Yep, the childhood obsession of many a millennial is reportedly getting its own TV show. Via a partnership between Beach House Pictures and California-based JumpStart Games, Canadian broadcaster Blue Ant Media has picked up exclusive development rights for a (no pun intended) new Neopets animated series, via its Beach House Pictures production company.
Via a release posted to the company's website, the new deal could lead to a Neopets cartoon series featuring “new characters and stories” that “bring added dimension” to the 20-year-old franchise.
One part game and one part pet-care simulator, the original Neopets debuted as a virtual online experience back in 1999, and ensnared many a player in the addictive, lore-rich world of Neopia, where spending the in-game currency (Neopoints) to help your whimsically-styled creatures thrive was the name of the game (think Tamagotchi by way of Pokémon and you’ll be in the ballpark).
There’s no early word on whether a premiere date’s been set for the developing Neopets ‘toon, but we’ve gotta admit — we’re loving the idea of letting someone else take care of our pixelated pets for a change.
We’ve made it this far, so we might as well stick with the games-based theme we’ve got going for a wistful what-if tale. Famed Gears of War developer Cliff Bleszinski took to social media recently to reveal his former studio’s abandoned plans for a cool-sounding video game that he says would’ve been set in the Alien horror-verse.
Via Twitter, Bleszinski shared a handful of interesting details about what he described as a first-person space shooter; one aimed at returning Ripley as a key character, and designed to put the player in the role of a grown-up Newt from Aliens.

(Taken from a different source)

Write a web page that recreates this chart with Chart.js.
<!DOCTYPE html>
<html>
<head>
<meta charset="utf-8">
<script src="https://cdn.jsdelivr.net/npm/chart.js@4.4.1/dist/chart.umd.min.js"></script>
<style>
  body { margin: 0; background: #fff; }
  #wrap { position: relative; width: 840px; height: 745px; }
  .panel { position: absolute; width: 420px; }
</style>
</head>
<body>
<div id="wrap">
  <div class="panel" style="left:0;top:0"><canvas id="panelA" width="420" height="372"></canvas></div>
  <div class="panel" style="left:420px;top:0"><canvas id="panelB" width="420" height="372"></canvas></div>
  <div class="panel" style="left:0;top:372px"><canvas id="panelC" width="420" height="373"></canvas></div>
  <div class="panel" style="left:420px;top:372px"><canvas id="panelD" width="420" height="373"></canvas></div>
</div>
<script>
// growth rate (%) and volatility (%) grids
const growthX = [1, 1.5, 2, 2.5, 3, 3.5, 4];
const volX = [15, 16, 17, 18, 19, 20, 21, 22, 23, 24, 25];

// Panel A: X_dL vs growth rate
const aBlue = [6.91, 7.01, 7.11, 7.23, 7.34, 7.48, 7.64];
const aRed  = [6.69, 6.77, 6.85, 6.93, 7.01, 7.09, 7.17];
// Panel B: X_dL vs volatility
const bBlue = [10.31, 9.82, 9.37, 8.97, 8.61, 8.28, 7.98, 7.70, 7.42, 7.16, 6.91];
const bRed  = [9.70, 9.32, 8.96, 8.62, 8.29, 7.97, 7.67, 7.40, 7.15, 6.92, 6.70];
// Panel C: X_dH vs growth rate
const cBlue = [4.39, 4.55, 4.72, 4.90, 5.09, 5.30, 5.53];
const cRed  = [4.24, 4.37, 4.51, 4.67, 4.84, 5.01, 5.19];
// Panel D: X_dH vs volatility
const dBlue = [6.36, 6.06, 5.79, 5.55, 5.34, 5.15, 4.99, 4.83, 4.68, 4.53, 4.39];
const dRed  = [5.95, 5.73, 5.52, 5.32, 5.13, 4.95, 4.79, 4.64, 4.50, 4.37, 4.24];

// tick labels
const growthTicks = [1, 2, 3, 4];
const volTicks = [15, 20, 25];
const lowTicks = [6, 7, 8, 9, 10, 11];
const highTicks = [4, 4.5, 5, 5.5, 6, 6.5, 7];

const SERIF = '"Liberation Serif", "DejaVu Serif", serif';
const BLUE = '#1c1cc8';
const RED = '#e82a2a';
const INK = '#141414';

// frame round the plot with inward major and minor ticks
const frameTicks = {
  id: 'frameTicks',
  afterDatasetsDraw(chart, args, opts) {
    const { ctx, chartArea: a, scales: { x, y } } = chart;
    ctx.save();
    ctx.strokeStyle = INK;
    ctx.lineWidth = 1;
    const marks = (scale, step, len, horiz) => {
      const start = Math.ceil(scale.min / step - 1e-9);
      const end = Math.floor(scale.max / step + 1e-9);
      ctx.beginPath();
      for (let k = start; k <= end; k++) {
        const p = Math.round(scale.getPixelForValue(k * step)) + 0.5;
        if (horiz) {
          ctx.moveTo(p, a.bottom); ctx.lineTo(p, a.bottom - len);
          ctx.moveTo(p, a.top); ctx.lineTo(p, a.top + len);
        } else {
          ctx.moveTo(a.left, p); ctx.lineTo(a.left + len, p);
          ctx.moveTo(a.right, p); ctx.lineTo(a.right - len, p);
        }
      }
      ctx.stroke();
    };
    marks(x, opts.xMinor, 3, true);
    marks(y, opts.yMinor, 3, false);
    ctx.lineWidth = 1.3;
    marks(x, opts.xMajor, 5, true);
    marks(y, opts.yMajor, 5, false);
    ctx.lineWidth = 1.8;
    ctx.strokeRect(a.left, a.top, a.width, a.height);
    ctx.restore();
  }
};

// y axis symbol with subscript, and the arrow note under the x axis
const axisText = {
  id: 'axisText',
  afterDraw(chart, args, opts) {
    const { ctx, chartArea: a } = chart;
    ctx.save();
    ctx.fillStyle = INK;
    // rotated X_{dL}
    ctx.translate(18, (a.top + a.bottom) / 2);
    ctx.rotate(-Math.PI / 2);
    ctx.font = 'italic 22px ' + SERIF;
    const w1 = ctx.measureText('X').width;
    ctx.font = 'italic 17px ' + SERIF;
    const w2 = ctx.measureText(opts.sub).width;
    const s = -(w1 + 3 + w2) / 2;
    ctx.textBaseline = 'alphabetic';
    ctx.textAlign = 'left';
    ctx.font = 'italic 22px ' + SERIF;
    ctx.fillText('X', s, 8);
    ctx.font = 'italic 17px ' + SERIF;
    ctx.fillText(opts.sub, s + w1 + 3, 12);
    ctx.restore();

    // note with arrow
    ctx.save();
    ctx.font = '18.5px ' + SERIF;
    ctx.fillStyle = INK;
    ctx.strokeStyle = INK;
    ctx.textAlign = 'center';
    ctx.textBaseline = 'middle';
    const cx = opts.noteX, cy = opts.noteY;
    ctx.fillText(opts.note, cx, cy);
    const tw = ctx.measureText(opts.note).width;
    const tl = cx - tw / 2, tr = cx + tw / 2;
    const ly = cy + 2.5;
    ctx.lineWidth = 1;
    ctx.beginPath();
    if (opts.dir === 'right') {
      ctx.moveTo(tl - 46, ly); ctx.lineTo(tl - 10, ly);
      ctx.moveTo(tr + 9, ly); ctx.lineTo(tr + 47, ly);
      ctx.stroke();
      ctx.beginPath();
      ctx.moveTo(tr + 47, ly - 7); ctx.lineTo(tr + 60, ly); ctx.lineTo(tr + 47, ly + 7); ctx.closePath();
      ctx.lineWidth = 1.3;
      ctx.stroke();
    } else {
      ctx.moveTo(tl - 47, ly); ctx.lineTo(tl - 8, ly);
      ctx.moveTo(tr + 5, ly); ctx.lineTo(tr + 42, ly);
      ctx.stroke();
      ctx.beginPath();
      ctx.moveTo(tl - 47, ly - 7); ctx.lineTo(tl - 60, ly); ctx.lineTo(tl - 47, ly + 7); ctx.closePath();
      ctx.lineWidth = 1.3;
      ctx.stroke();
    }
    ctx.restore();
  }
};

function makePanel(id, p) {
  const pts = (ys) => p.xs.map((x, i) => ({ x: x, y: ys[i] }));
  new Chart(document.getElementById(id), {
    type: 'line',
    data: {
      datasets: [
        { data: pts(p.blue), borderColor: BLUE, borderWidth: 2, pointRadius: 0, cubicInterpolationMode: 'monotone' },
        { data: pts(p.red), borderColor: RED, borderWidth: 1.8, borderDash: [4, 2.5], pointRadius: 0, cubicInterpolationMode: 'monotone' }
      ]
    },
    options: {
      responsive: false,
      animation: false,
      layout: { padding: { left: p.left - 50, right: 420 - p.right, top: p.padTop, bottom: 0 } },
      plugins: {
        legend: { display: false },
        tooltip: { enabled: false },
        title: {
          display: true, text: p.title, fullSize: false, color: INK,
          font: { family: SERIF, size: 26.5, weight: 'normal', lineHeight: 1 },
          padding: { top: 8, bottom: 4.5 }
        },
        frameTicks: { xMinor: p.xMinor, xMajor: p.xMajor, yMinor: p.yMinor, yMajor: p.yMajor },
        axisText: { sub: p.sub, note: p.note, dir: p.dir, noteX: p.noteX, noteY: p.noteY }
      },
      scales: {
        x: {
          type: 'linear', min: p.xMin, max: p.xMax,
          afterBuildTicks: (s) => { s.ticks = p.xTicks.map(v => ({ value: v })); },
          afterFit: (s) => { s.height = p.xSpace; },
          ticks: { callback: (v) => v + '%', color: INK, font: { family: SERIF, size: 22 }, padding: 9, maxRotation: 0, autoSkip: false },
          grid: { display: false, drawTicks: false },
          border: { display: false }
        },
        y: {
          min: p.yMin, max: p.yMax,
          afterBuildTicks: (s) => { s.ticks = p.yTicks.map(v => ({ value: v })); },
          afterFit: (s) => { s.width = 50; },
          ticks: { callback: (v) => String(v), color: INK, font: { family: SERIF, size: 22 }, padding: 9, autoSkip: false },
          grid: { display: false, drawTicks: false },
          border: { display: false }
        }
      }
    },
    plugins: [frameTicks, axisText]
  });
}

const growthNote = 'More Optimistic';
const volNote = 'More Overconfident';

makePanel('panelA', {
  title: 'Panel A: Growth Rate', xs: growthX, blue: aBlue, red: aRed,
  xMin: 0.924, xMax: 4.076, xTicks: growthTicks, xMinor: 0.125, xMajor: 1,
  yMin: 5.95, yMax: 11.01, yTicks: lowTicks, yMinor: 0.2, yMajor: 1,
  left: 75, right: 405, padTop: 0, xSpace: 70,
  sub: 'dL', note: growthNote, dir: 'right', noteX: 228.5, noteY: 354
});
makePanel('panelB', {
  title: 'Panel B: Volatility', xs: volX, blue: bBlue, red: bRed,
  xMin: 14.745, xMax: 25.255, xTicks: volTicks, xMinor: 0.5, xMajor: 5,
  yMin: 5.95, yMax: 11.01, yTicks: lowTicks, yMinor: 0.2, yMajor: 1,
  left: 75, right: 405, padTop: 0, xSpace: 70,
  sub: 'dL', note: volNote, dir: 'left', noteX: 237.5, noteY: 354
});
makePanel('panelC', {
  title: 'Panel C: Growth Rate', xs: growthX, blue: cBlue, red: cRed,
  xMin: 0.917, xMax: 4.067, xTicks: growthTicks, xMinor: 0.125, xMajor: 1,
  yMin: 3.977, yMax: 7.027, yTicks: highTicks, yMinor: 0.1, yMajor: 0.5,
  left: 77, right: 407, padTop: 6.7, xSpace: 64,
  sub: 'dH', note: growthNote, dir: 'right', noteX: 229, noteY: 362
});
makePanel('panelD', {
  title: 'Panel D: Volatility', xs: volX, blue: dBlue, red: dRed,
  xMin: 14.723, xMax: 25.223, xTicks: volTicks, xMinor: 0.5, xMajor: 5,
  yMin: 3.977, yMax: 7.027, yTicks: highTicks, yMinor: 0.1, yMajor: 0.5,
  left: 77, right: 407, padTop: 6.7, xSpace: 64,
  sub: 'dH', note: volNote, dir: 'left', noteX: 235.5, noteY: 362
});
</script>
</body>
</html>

Bleszinski tweeted that his now-shuttered Boss Key Productions studio was in the early planning stages for the game when the Disney-Fox merger occurred, and that the idea simply didn’t survive the Alien franchise’s transition. “Before BKP shut down we were in talks to do a new game in the Aliens franchise with Fox. Then Disney bought them and that got lost in the shuffle, darnit,” he said.
“Ripley would be alive and be your ‘Cortana/Anya,’” he added in a separate tweet. “You'd play as grown Newt. On Earth. Weyland-Yutani are weaponizing the aliens in a Black Mesa style facility and, of course, all hell breaks loose.”

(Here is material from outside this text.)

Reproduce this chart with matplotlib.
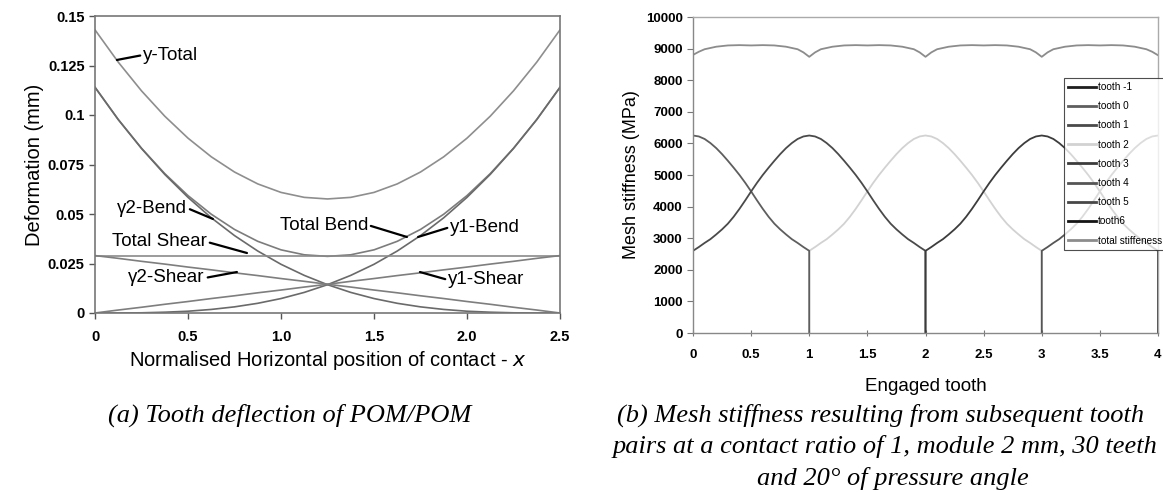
import matplotlib

matplotlib.use("Agg")
import matplotlib.pyplot as plt
import numpy as np

plt.rcParams["font.family"] = ["Liberation Sans", "DejaVu Sans"]

# (a) tooth deflection (mm)
pos_a = [0.0, 0.125, 0.25, 0.375, 0.5, 0.625, 0.75, 0.875, 1.0, 1.125, 1.25,
         1.375, 1.5, 1.625, 1.75, 1.875, 2.0, 2.125, 2.25, 2.375, 2.5]
y_total = [0.1430, 0.1267, 0.1122, 0.0994, 0.0883, 0.0789, 0.0712, 0.0652, 0.0609, 0.0584, 0.0576,
           0.0584, 0.0609, 0.0652, 0.0712, 0.0789, 0.0883, 0.0994, 0.1122, 0.1267, 0.1430]
total_bend = [0.1140, 0.0977, 0.0832, 0.0704, 0.0593, 0.0499, 0.0422, 0.0362, 0.0319, 0.0294, 0.0286,
              0.0294, 0.0319, 0.0362, 0.0422, 0.0499, 0.0593, 0.0704, 0.0832, 0.0977, 0.1140]
y1_bend = [0.0, 0.0000, 0.0001, 0.0004, 0.0009, 0.0018, 0.0031, 0.0049, 0.0073, 0.0104, 0.0143,
           0.0190, 0.0246, 0.0313, 0.0391, 0.0481, 0.0584, 0.0700, 0.0831, 0.0977, 0.1140]
y2_bend = [0.1140, 0.0977, 0.0831, 0.0700, 0.0584, 0.0481, 0.0391, 0.0313, 0.0246, 0.0190, 0.0143,
           0.0104, 0.0073, 0.0049, 0.0031, 0.0018, 0.0009, 0.0004, 0.0001, 0.0000, 0.0]
total_shear = [0.029] * 21
y1_shear = [0.0, 0.0015, 0.0029, 0.0044, 0.0058, 0.0073, 0.0087, 0.0102, 0.0116, 0.0131, 0.0145,
            0.0160, 0.0174, 0.0189, 0.0203, 0.0218, 0.0232, 0.0247, 0.0261, 0.0276, 0.0290]
y2_shear = [0.0290, 0.0276, 0.0261, 0.0247, 0.0232, 0.0218, 0.0203, 0.0189, 0.0174, 0.0160, 0.0145,
            0.0131, 0.0116, 0.0102, 0.0087, 0.0073, 0.0058, 0.0044, 0.0029, 0.0015, 0.0]

# (b) single tooth stiffness over its engagement (0..2 teeth), MPa
tooth_pos = [0.0, 0.0, 0.05, 0.1, 0.15, 0.2, 0.25, 0.3, 0.35, 0.4, 0.45, 0.5,
             0.55, 0.6, 0.65, 0.7, 0.75, 0.8, 0.85, 0.9, 0.95, 1.0,
             1.05, 1.1, 1.15, 1.2, 1.25, 1.3, 1.35, 1.4, 1.45, 1.5,
             1.55, 1.6, 1.65, 1.7, 1.75, 1.8, 1.85, 1.9, 1.95, 2.0, 2.0]
tooth_stiff = [0, 2600, 2720, 2850, 2970, 3120, 3280, 3460, 3680, 3930, 4200, 4480,
               4750, 5000, 5230, 5450, 5660, 5850, 6010, 6140, 6220, 6250,
               6220, 6140, 6010, 5850, 5660, 5450, 5230, 5000, 4750, 4480,
               4200, 3930, 3680, 3460, 3280, 3120, 2970, 2850, 2720, 2600, 0]
teeth = ["tooth -1", "tooth 0", "tooth 1", "tooth 2", "tooth 3", "tooth 4", "tooth 5", "tooth6"]
tooth_start = [-2, -1, 0, 1, 2, 3, 4, 5]
tooth_colors = ["#1e1e1e", "#5e5e5e", "#4a4a4a", "#d2d2d2", "#3c3c3c", "#555555", "#474747", "#151515"]

total_pos = [0.0, 0.05, 0.1, 0.2, 0.3, 0.4, 0.5, 0.6, 0.7, 0.8, 0.9, 0.95,
             1.0, 1.05, 1.1, 1.2, 1.3, 1.4, 1.5, 1.6, 1.7, 1.8, 1.9, 1.95,
             2.0, 2.05, 2.1, 2.2, 2.3, 2.4, 2.5, 2.6, 2.7, 2.8, 2.9, 2.95,
             3.0, 3.05, 3.1, 3.2, 3.3, 3.4, 3.5, 3.6, 3.7, 3.8, 3.9, 3.95, 4.0]
total_stiff = [8800, 8900, 8980, 9060, 9100, 9110, 9100, 9110, 9100, 9060, 8980, 8880,
               8740, 8880, 8980, 9060, 9100, 9110, 9100, 9110, 9100, 9060, 8980, 8880,
               8740, 8880, 8980, 9060, 9100, 9110, 9100, 9110, 9100, 9060, 8980, 8880,
               8740, 8880, 8980, 9060, 9100, 9110, 9100, 9110, 9100, 9060, 8980, 8900, 8790]

W, H = 1163, 492
fig = plt.figure(figsize=(W / 100, H / 100), dpi=100, facecolor="white")


def px_rect(x0, y0, x1, y1):
    return [x0 / W, 1 - y1 / H, (x1 - x0) / W, (y1 - y0) / H]


# ---------------- (a) ----------------
ax = fig.add_axes(px_rect(95, 16, 560, 313))
curves = [(y_total, "#8e8e8e"), (total_bend, "#7c7c7c"), (y1_bend, "#6a6a6a"),
          (y2_bend, "#6a6a6a"), (total_shear, "#8a8a8a"), (y1_shear, "#7e7e7e"),
          (y2_shear, "#7e7e7e")]
for vals, c in curves:
    ax.plot(pos_a, vals, color=c, lw=1.2)
ax.set_xlim(0, 2.5)
ax.set_ylim(0, 0.15)
ax.set_xticks([0, 0.5, 1.0, 1.5, 2.0, 2.5])
ax.set_xticklabels(["0", "0.5", "1.0", "1.5", "2.0", "2.5"])
ax.set_yticks([0, 0.025, 0.05, 0.075, 0.1, 0.125, 0.15])
ax.set_yticklabels(["0", "0.025", "0.05", "0.075", "0.1", "0.125", "0.15"])
ax.tick_params(direction="out", length=4, width=1, colors="#555555", labelcolor="black",
               labelsize=10.5)
ax.tick_params(axis="x", pad=8)
for lab in ax.get_xticklabels() + ax.get_yticklabels():
    lab.set_fontweight("bold")
for s in ax.spines.values():
    s.set_color("#777777")
    s.set_linewidth(1.2)
ax.set_ylabel("Deformation (mm)", fontsize=14.5, labelpad=3)
ax.set_xlabel("Normalised Horizontal position of contact - $\\mathit{x}$", fontsize=14.5, labelpad=4)

notes = [
    ("y-Total", (0.118, 0.1278), (0.258, 0.1303), "left"),
    ("γ2-Bend", (0.634, 0.0475), (0.495, 0.0530), "right"),
    ("Total Bend", (1.677, 0.0384), (1.468, 0.0444), "right"),
    ("y1-Bend", (1.737, 0.0384), (1.909, 0.0434), "left"),
    ("Total Shear", (0.817, 0.0303), (0.602, 0.0359), "right"),
    ("γ2-Shear", (0.763, 0.0207), (0.591, 0.0177), "right"),
    ("y1-Shear", (1.747, 0.0207), (1.898, 0.0167), "left"),
]
for text, xy, xytext, ha in notes:
    ax.annotate(text, xy=xy, xytext=xytext, ha=ha, va="center", fontsize=13.5,
                arrowprops=dict(arrowstyle="-", color="black", lw=1.6, shrinkA=0, shrinkB=0,
                                relpos=(1, 0.5) if ha == "right" else (0, 0.5)))

# ---------------- (b) ----------------
bx = fig.add_axes(px_rect(693, 17, 1158, 333))
handles = []
for name, start, c in zip(teeth, tooth_start, tooth_colors):
    # the pale tooth sits underneath the others where the end lines overlap
    z = 1.5 if name == "tooth 2" else 2
    h, = bx.plot(np.array(tooth_pos) + start, tooth_stiff, color=c, lw=1.3, label=name, zorder=z)
    handles.append(h)
h, = bx.plot(total_pos, total_stiff, color="#8c8c8c", lw=1.3, label="total stiffeness")
handles.append(h)
bx.set_xlim(0, 4)
bx.set_ylim(0, 10000)
bx.set_xticks([0, 0.5, 1, 1.5, 2, 2.5, 3, 3.5, 4])
bx.set_xticklabels(["0", "0.5", "1", "1.5", "2", "2.5", "3", "3.5", "4"])
bx.set_yticks(range(0, 10001, 1000))
bx.tick_params(axis="x", direction="inout", length=5, colors="#777777", labelcolor="black",
               labelsize=9.5, pad=9)
bx.tick_params(axis="y", direction="out", length=4, colors="#777777", labelcolor="black",
               labelsize=9.5)
for lab in bx.get_xticklabels() + bx.get_yticklabels():
    lab.set_fontweight("bold")
for s in bx.spines.values():
    s.set_color("#aaaaaa")
    s.set_linewidth(1.0)
bx.spines["left"].set_color("#888888")
bx.spines["bottom"].set_color("#888888")
bx.set_ylabel("Mesh stiffness (MPa)", fontsize=13, labelpad=4)
bx.set_xlabel("Engaged tooth", fontsize=13.5, labelpad=12)

leg = fig.legend(handles=handles, loc="upper left", bbox_to_anchor=(1064 / W, 1 - 78 / H),
                 bbox_transform=fig.transFigure, fontsize=7.2, frameon=True, fancybox=False,
                 borderaxespad=0, borderpad=0.4, handlelength=2.8, handletextpad=0.15,
                 labelspacing=0.92)
leg.get_frame().set_edgecolor("#222222")
leg.get_frame().set_linewidth(0.8)
for line in leg.get_lines():
    line.set_linewidth(2.0)

# captions
cap = dict(family=["Liberation Serif", "DejaVu Serif"], style="italic", fontsize=19,
           va="center")
fig.text(290 / W, 1 - 415 / H, "(a) Tooth deflection of POM/POM", ha="center", **cap)
fig.text(617 / W, 1 - 415 / H, "(b) Mesh stiffness resulting from subsequent tooth", ha="left", **cap)
fig.text(613 / W, 1 - 447 / H, "pairs at a contact ratio of 1, module 2 mm, 30 teeth", ha="left", **cap)
fig.text(893 / W, 1 - 478 / H, "and 20° of pressure angle", ha="center", **cap)

fig.savefig("out.png", dpi=100, facecolor="white")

Darnit indeed. Coupled with Bleszinski’s information that players would also have gotten some kind of in-game help from a Bishop-like robot named Casey (“after her doll in Aliens”), it sounds as though the plan was pretty ambitious indeed. As it stands, we’ll have to be content with waiting for fresh updates on the Alien-themed game that was announced after the Disney-Fox deal: a still-mysterious first-person shooter from developer Cold Iron Studios.